Ably and uniquely using a variety of language tools to give his poems vibrancy, for example using alliteration to emphasise his subject ‘ships up street, the slave museum’ and using one long sentence to signify the train track and train sounds. You are in no doubt that he is on a train which is an excellent way of starting a journey, both his own and the collection of poems.
The last poem in the collection ‘The Arundel Tomb’ talks about a ‘stationary voyage’ in which ‘The earl and his countess lie in stone’. I feel that the enduring nature of the stone carving and the relationship between the earl and the countess demonstrates that after death there can be a legacy left behind after you have died that you were ‘here’ at all. If you don’t believe in any particular religion or life after death as Larkin didn’t then maybe there can be some comfort that life may not be futile and that death is not necessarily the end.

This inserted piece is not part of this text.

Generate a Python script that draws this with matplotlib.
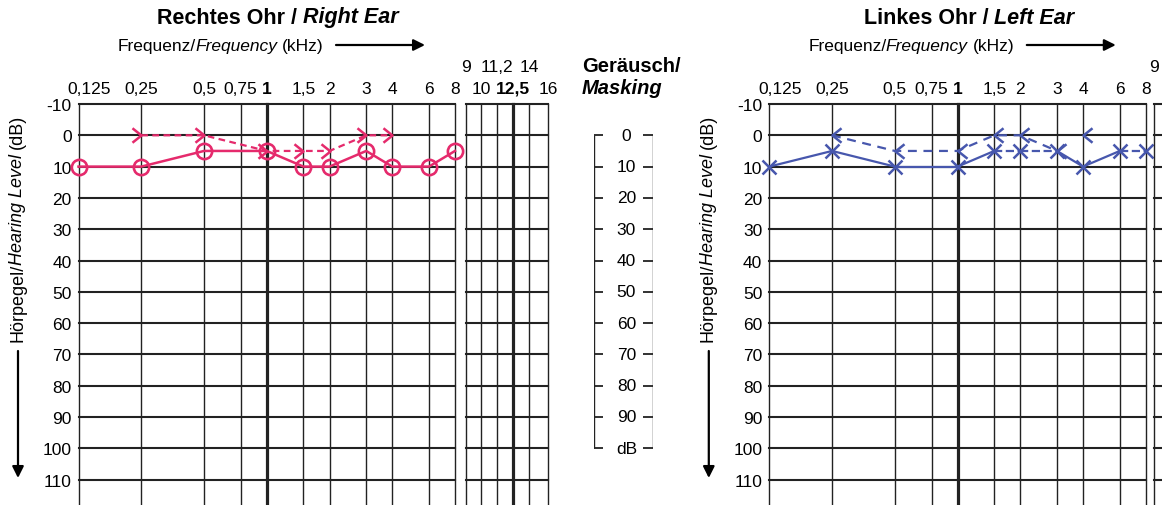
import numpy as np
import matplotlib.pyplot as plt
from matplotlib.path import Path
from matplotlib.text import Annotation
from matplotlib.transforms import blended_transform_factory, ScaledTranslation

plt.rcParams['font.family'] = ['Liberation Sans', 'DejaVu Sans']

# grid frequencies (kHz) and printed labels
freqs = [0.125, 0.25, 0.5, 0.75, 1, 1.5, 2, 3, 4, 6, 8]
freq_labels = ['0,125', '0,25', '0,5', '0,75', '1', '1,5', '2', '3', '4', '6', '8']
ext_freqs = [9, 10, 11.2, 12.5, 14, 16]
ext_labels = ['9', '10', '11,2', '12,5', '14', '16']
levels = list(range(-10, 111, 10))
mask_levels = list(range(0, 101, 10))
mask_labels = ['0', '10', '20', '30', '40', '50', '60', '70', '80', '90', 'dB']

# right ear (red): air conduction (O), bone conduction (>)
r_air_f = [0.125, 0.25, 0.5, 1, 1.5, 2, 3, 4, 6, 8]
r_air_db = [10, 10, 5, 5, 10, 10, 5, 10, 10, 5]
r_bone_f = [0.25, 0.5, 1, 1.5, 2, 3, 4]
r_bone_db = [0, 0, 5, 5, 5, 0, 0]

# left ear (blue): air conduction (X), bone conduction (<)
l_air_f = [0.125, 0.25, 0.5, 1, 1.5, 2, 3, 4, 6, 8]
l_air_db = [10, 5, 10, 10, 5, 5, 5, 10, 5, 5]
l_air_ls = ['-', '-', '-', '-', '--', '--', '-', '-', '--']
l_bone_f = [0.25, 0.5, 1, 1.5, 2, 3, 4]
l_bone_db = [0, 5, 5, 0, 0, 5, 0]

RED = '#e52a6c'
BLUE = '#4757ad'
GRID = '#222222'
FS = 12.5

W, H = 1162, 506
TOP, PX10 = 105, 31.3
Y_BOTTOM = -10 + (H - TOP) / PX10 * 10
SHIFT = 690.8

fig = plt.figure(figsize=(W / 100, H / 100), dpi=100)


def fx(x):
    return x / W


def fy(y):
    return 1 - y / H


def px_axes(x0, x1):
    ax = fig.add_axes([x0 / W, 0, (x1 - x0) / W, (H - TOP) / H])
    ax.set_ylim(Y_BOTTOM, -10)
    for s in ax.spines.values():
        s.set_visible(False)
    ax.tick_params(which='both', length=0)
    return ax


def rich(x, y, parts, size, rotation=0, center=False):
    # parts: (text, weight, style, gap in points before it)
    t0 = fig.text(fx(x), fy(y), parts[0][0], fontsize=size, fontweight=parts[0][1],
                  fontstyle=parts[0][2], rotation=rotation, ha='left',
                  va='center' if rotation == 0 else 'bottom')
    arts = [t0]
    for s, wt, st, gap in parts[1:]:
        xy, off = ((1, 0), (gap, 0)) if rotation == 0 else ((0, 1), (0, gap))
        a = Annotation(s, xy=xy, xycoords=arts[-1], xytext=off, textcoords='offset points',
                       ha='left', va='bottom', rotation=rotation, fontsize=size,
                       fontweight=wt, fontstyle=st)
        fig.add_artist(a)
        arts.append(a)
    if center:
        r = fig.canvas.get_renderer()
        x0 = arts[0].get_window_extent(r).x0
        x1 = arts[-1].get_window_extent(r).x1
        t0.set_x(fx(x) - (x1 - x0) / 2 / W)
    return arts


def grid_lines(ax, xs, thick):
    for f in xs:
        ax.axvline(f, color=GRID, lw=2.3 if f == thick else 1.0, clip_on=False)
    for v in levels:
        ax.axhline(v, color=GRID, lw=1.5, clip_on=False)


def main_grid(x0):
    ax = px_axes(x0, x0 + 376.5)
    ax.set_xscale('log', base=2)
    ax.set_xlim(0.125, 8)
    ax.set_xticks([])
    ax.xaxis.set_minor_locator(plt.NullLocator())
    ax.set_yticks(levels, [str(v) for v in levels], fontsize=FS)
    ax.tick_params(axis='y', pad=5)
    grid_lines(ax, freqs, 1)
    tr = blended_transform_factory(ax.transData, fig.transFigure)
    for i, (f, lab) in enumerate(zip(freqs, freq_labels)):
        t = ax.text(f, fy(89), lab, transform=tr, ha='center', va='center', fontsize=FS,
                    fontweight='bold' if lab == '1' else 'normal')
        if i == 0:
            t.set_transform(tr + ScaledTranslation(0.11, 0, fig.dpi_scale_trans))
    return ax


def ext_grid(x0):
    ax = px_axes(x0, x0 + 82.3)
    ax.set_xscale('log')
    ax.set_xlim(9, 16)
    ax.set_xticks([])
    ax.xaxis.set_minor_locator(plt.NullLocator())
    ax.set_yticks([])
    grid_lines(ax, ext_freqs, 12.5)
    tr = blended_transform_factory(ax.transData, fig.transFigure)
    for i, (f, lab) in enumerate(zip(ext_freqs, ext_labels)):
        if ax.transData.transform((f, 0))[0] > W - 6:
            continue  # beyond the scanned page
        ax.text(f, fy(67 if i % 2 == 0 else 89), lab, transform=tr, ha='center', va='center',
                fontsize=FS, fontweight='bold' if lab == '12,5' else 'normal')
    return ax


def panel_text(dx, title):
    rich(278 + dx, 18, title, 15.5, center=True)
    rich(118 + dx, 46, [('Frequenz/', 'normal', 'normal', 0),
                        ('Frequency', 'normal', 'italic', -0.8),
                        ('(kHz)', 'normal', 'normal', 3.2)], 12.5)
    fig.add_artist(Annotation('', xy=(fx(425 + dx), fy(46)), xycoords='figure fraction',
                              xytext=(fx(336 + dx), fy(46)), textcoords='figure fraction',
                              arrowprops=dict(arrowstyle='-|>', color='k', lw=1.6,
                                              mutation_scale=17, shrinkA=0, shrinkB=0)))
    rich(9 + dx, 342, [('Hörpegel/', 'normal', 'normal', 0),
                       ('Hearing Level', 'normal', 'italic', -0.8),
                       ('(dB)', 'normal', 'normal', 3.3)], 13, rotation=90)
    fig.add_artist(Annotation('', xy=(fx(18 + dx), fy(479)), xycoords='figure fraction',
                              xytext=(fx(18 + dx), fy(352)), textcoords='figure fraction',
                              arrowprops=dict(arrowstyle='-|>', color='k', lw=1.6,
                                              mutation_scale=17, shrinkA=0, shrinkB=0)))


gt_marker = Path([(-1, 0.8), (0, 0), (-1, -0.8)], [Path.MOVETO, Path.LINETO, Path.LINETO])
lt_marker = Path([(1, 0.8), (0, 0), (1, -0.8)], [Path.MOVETO, Path.LINETO, Path.LINETO])

# ---- right ear ----
axr = main_grid(78.5)
ext_grid(466)
axr.plot(r_air_f, r_air_db, '-', color=RED, lw=1.8, marker='o', ms=11, mfc='none',
         mew=1.9, clip_on=False, zorder=5)
axr.plot(r_bone_f, r_bone_db, ls=(0, (3, 2)), color=RED, lw=1.6, marker=gt_marker, ms=13,
         mfc='none', mew=1.8, clip_on=False, zorder=5)
panel_text(0, [('Rechtes Ohr /', 'bold', 'normal', 0), ('Right Ear', 'bold', 'italic', 4.2)])

# ---- masking scale ----
axm = px_axes(594, 653)
axm.set_xlim(0, 1)
axm.axis('off')
axm.vlines([0, 1], 0, 100, color=GRID, lw=1.0)
axm.hlines(mask_levels, 0, 0.15, color=GRID, lw=1.3)
axm.hlines(mask_levels, 0.83, 1, color=GRID, lw=1.3)
for v, lab in zip(mask_levels, mask_labels):
    axm.text(0.55, v, lab, ha='center', va='center', fontsize=FS)
fig.text(fx(582), fy(67), 'Geräusch/', fontsize=14.5, fontweight='bold', va='center')
fig.text(fx(582), fy(89), 'Masking', fontsize=14.5, fontweight='bold', fontstyle='italic',
         va='center')

# ---- left ear ----
axl = main_grid(78.5 + SHIFT)
ext_grid(463 + SHIFT)
for i, ls in enumerate(l_air_ls):
    axl.plot(l_air_f[i:i + 2], l_air_db[i:i + 2], ls=ls, color=BLUE, lw=1.6, clip_on=False,
             zorder=5)
axl.plot(l_air_f, l_air_db, ls='none', color=BLUE, marker='x', ms=10, mew=1.8,
         clip_on=False, zorder=5)
axl.plot(l_bone_f[:-1], l_bone_db[:-1], ls=(0, (4, 3)), color=BLUE, lw=1.6, clip_on=False,
         zorder=5)
axl.plot(l_bone_f, l_bone_db, ls='none', color=BLUE, marker=lt_marker, ms=13, mfc='none',
         mew=1.8, clip_on=False, zorder=5)
panel_text(SHIFT, [('Linkes Ohr /', 'bold', 'normal', 0), ('Left Ear', 'bold', 'italic', 4.2)])

fig.savefig('out.png', dpi=100, facecolor='white')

The love that is portrayed owes more to the ‘sculptors sweet commissioned grace’ then to the real relationship between the earl and the countess, although it is a wonderful epitaph to love and it allows us to feel nostalgic and hopeful that love or the illusion of love can endure beyond the grave.
Larkin uses e regular rhyme scheme to re-inforce the social status and stateliness of the earl and the countess, but also uses puns as ‘Rigidly they Persisted, through lengths and breadths of time…They would not think to lie so long. Such faithfulness in effigy’. The rigidly and lie puns make you ask yourself about this couple and their lives, and their relationship and help you to imagine the possible scenario that they were in love and the love lasted or that they were able to create an everlasting illusion of love. I can’t help but wonder if they thought that all literate people would not read Latin in the future or that time would erode the inscription away. The poet takes a strong word like truth and adds a negative prefix ‘untruth’ giving a negative image to the poetry and that the erosion with ‘The air would change to soundless damage’, adding emphasis to a slightly depressing tone.
Whilst there is a slightly depressing feeling with this poem that is quite a normal reaction when the thought of our own mortality and that of the people around us that we care for. This poem also infuses a certain optimism of the legacies that we leave behind us regardless of our personal religious beliefs, like the stone the effect of what we do can have a lasting effect long after we are gone: Larkins’ work has survived him and will last for many years to come, maybe as long as Shakespeare who knows?
Larkin chose to end this book on something that he loved (old graveyards and tombs) and is about the ultimate journey that we all will have to make sooner or later and as such is an excellent way to end the book.